The Royal National Institute of Blind People have said there has been a 43% drop in the number of blind and partially sighted people receiving support from councils.
As well as figures falling from 55,875 people to 31,740 since 2005, the charity fears that in ten years’ time, not a single blind or partially sighted person will receive any support from their council if things carry on the way they are.
As well as a drop in care, the RNIB research also found that a growing number of local authorities have restricted access to rehabilitation or only offer six week courses. The RNIB believe that longer is needed for blind people to gain the new skills that are needed for them to remain independent.
The data collected included people of all ages as much of the attention of the issue is usually associated with struggles facing elderly people.
Chief executive Lesley-Anne Alexander said: “Not only does sight loss have a massive emotional impact, but it also means having to re-learn almost every aspect of your life.
“Being left alone to cope with sight loss is wholly unacceptable.
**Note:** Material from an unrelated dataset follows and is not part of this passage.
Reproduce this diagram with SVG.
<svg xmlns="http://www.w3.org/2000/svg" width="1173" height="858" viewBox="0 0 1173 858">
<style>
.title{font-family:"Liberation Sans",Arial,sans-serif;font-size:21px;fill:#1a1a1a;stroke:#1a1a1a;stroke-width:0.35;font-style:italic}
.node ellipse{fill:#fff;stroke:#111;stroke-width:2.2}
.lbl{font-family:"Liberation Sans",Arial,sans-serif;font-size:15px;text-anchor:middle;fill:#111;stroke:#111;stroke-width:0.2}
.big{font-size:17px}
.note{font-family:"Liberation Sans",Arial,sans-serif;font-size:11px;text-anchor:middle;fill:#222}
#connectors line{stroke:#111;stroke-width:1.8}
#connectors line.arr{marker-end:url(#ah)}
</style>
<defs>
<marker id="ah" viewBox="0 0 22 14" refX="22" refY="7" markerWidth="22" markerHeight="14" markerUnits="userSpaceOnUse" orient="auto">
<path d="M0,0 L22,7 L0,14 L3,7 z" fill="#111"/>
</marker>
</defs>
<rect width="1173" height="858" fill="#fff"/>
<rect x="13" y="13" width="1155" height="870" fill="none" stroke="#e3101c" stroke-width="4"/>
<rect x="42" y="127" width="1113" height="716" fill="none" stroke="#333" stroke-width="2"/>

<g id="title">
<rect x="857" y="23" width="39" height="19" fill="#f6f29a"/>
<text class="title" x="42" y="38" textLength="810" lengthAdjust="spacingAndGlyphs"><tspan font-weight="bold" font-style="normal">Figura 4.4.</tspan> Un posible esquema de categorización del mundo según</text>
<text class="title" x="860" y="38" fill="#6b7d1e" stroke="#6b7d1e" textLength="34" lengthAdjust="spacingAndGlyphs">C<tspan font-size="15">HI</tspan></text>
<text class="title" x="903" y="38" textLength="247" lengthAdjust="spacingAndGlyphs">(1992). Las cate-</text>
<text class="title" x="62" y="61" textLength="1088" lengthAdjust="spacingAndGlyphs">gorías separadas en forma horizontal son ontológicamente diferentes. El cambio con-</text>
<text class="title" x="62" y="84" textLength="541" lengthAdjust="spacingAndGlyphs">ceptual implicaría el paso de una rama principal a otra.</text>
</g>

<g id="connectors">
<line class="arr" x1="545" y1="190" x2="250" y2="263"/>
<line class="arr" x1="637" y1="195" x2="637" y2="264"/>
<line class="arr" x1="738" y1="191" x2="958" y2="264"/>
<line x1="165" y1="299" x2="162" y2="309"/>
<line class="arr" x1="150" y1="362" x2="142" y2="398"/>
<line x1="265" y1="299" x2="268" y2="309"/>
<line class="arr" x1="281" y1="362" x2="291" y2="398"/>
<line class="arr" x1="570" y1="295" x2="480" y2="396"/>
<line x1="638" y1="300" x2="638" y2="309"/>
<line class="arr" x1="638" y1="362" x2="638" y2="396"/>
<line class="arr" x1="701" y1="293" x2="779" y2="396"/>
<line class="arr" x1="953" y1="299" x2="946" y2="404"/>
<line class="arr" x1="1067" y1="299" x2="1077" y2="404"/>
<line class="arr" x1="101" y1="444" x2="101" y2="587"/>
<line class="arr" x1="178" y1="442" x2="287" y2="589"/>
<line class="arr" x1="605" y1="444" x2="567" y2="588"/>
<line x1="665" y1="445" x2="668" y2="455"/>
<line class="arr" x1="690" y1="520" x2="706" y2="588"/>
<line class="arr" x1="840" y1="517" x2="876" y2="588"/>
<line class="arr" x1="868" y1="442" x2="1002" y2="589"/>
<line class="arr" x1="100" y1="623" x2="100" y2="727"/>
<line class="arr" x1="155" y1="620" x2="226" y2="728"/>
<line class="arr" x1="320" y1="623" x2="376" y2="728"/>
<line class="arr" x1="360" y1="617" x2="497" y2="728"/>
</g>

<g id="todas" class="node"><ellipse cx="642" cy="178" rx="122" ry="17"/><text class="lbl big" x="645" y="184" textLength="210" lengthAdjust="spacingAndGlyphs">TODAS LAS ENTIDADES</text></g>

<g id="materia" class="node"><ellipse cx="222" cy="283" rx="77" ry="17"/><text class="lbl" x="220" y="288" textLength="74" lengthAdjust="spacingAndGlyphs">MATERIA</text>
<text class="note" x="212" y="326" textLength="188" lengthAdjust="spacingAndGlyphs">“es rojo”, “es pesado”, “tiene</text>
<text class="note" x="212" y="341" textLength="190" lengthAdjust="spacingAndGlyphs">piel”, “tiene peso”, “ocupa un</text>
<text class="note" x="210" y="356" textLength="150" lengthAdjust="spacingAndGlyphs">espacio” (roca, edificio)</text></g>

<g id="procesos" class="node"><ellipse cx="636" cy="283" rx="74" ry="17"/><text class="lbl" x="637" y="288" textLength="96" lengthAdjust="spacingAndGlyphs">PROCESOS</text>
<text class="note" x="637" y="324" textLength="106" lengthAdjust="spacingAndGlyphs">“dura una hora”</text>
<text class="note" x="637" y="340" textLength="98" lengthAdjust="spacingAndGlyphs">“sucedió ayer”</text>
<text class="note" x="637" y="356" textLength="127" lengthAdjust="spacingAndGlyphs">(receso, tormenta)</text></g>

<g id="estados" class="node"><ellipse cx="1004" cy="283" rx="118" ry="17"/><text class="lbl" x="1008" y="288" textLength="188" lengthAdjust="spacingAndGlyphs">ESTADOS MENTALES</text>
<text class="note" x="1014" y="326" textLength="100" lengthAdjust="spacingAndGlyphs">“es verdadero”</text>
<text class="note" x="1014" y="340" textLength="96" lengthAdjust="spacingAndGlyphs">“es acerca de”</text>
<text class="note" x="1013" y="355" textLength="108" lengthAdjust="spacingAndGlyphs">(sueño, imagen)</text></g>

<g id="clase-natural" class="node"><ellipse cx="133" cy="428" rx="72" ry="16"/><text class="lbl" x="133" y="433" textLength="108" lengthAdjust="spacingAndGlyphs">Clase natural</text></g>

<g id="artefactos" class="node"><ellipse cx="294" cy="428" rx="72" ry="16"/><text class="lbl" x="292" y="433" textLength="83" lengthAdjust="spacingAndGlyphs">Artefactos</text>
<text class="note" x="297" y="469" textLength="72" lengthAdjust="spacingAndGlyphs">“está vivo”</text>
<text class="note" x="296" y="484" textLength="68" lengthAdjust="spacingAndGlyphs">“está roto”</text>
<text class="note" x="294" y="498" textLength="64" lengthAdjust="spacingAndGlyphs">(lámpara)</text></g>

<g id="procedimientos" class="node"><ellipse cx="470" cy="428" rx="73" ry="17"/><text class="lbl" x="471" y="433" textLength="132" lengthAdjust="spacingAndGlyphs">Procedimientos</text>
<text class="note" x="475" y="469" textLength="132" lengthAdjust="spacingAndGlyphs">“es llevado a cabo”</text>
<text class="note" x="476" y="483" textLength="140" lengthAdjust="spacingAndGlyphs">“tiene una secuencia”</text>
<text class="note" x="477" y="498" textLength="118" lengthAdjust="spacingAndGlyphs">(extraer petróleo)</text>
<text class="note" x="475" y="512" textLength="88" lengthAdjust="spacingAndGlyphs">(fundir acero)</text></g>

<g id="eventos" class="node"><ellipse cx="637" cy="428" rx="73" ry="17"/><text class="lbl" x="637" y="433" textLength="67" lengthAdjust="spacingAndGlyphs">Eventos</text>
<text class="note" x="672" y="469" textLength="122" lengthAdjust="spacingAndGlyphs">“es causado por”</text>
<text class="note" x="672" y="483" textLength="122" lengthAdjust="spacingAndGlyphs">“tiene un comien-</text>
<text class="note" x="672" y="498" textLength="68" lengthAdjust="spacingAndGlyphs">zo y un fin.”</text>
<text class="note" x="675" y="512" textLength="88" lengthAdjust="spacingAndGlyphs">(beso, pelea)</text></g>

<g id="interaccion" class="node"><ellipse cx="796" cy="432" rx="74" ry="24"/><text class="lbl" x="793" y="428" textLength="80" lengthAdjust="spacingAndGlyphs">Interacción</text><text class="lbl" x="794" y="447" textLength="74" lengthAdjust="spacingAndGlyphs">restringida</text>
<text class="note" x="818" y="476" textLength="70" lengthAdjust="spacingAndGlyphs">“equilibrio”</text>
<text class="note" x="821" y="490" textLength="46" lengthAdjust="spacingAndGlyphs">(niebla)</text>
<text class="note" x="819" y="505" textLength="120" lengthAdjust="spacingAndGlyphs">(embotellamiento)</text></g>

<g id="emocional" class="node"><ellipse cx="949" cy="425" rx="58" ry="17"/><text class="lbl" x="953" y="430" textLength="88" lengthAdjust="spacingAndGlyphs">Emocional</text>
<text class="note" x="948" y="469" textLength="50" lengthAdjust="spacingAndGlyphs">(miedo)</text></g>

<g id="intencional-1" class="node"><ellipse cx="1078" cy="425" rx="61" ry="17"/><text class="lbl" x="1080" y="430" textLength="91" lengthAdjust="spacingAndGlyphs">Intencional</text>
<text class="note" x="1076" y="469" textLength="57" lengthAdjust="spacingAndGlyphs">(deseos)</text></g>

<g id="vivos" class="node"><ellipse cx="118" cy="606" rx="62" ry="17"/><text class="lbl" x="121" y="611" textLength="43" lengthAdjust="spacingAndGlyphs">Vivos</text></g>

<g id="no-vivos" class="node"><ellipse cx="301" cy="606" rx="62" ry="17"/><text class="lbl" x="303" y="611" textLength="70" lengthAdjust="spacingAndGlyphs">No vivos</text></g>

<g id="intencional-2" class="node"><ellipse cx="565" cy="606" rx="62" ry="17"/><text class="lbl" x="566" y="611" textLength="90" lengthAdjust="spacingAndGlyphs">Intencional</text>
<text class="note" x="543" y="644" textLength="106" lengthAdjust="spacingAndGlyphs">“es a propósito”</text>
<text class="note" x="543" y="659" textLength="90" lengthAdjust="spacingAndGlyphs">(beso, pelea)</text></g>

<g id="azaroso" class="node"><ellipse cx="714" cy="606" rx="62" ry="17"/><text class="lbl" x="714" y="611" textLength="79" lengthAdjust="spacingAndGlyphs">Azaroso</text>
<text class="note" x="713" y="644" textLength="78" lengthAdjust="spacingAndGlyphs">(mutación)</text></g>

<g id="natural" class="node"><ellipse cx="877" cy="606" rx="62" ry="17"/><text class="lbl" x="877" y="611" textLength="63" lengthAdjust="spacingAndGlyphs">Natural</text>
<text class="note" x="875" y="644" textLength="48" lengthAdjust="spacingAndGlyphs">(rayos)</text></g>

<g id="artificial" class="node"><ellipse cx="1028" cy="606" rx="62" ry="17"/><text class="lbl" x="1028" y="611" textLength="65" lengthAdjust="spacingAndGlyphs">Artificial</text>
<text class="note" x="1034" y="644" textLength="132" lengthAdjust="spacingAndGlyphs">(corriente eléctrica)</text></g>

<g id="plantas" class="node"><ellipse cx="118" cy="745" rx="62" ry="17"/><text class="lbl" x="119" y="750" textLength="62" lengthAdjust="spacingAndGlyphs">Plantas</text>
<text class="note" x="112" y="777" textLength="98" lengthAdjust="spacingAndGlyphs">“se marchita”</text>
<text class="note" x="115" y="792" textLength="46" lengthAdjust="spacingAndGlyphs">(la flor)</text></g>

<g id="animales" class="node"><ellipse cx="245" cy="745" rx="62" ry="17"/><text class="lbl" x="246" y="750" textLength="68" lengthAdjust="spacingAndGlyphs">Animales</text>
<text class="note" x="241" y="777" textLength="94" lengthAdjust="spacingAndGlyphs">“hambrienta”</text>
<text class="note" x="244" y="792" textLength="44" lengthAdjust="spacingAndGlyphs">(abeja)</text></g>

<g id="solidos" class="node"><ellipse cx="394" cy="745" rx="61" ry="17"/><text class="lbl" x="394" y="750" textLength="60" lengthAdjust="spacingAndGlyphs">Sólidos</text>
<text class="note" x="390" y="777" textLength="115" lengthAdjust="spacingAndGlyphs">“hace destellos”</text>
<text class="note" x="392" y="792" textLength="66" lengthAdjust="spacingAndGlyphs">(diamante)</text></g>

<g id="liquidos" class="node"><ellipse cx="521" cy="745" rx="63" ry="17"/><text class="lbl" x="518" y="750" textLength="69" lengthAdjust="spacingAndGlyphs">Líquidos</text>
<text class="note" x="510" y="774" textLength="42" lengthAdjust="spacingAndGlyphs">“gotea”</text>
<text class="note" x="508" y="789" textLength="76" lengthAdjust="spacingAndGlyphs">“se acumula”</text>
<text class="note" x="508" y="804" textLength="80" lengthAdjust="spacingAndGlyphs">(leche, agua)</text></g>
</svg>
No matter how tight the budgets of government are, this is essential support which must be provided. The government needs to act now.”
The BBC reports that a spokesman for the Local Government Association says that “Councils would love to be able to provide the same level of support they did in 2005 but a 43% cut to local government funding means that simply is not possible.
“Councils are having to take incredibly difficult decisions on how they prioritise their budgets and unfortunately a tightening of eligibility criteria has been unavoidable across all care services, including those for the visually impaired.
“Councils continue to provide on-going support to the people who would have the toughest time coping without help.”
Whilst care and support for all adults has declined by 30% for all adults with a physical disability since 2008, people with sight loss have been worse affected.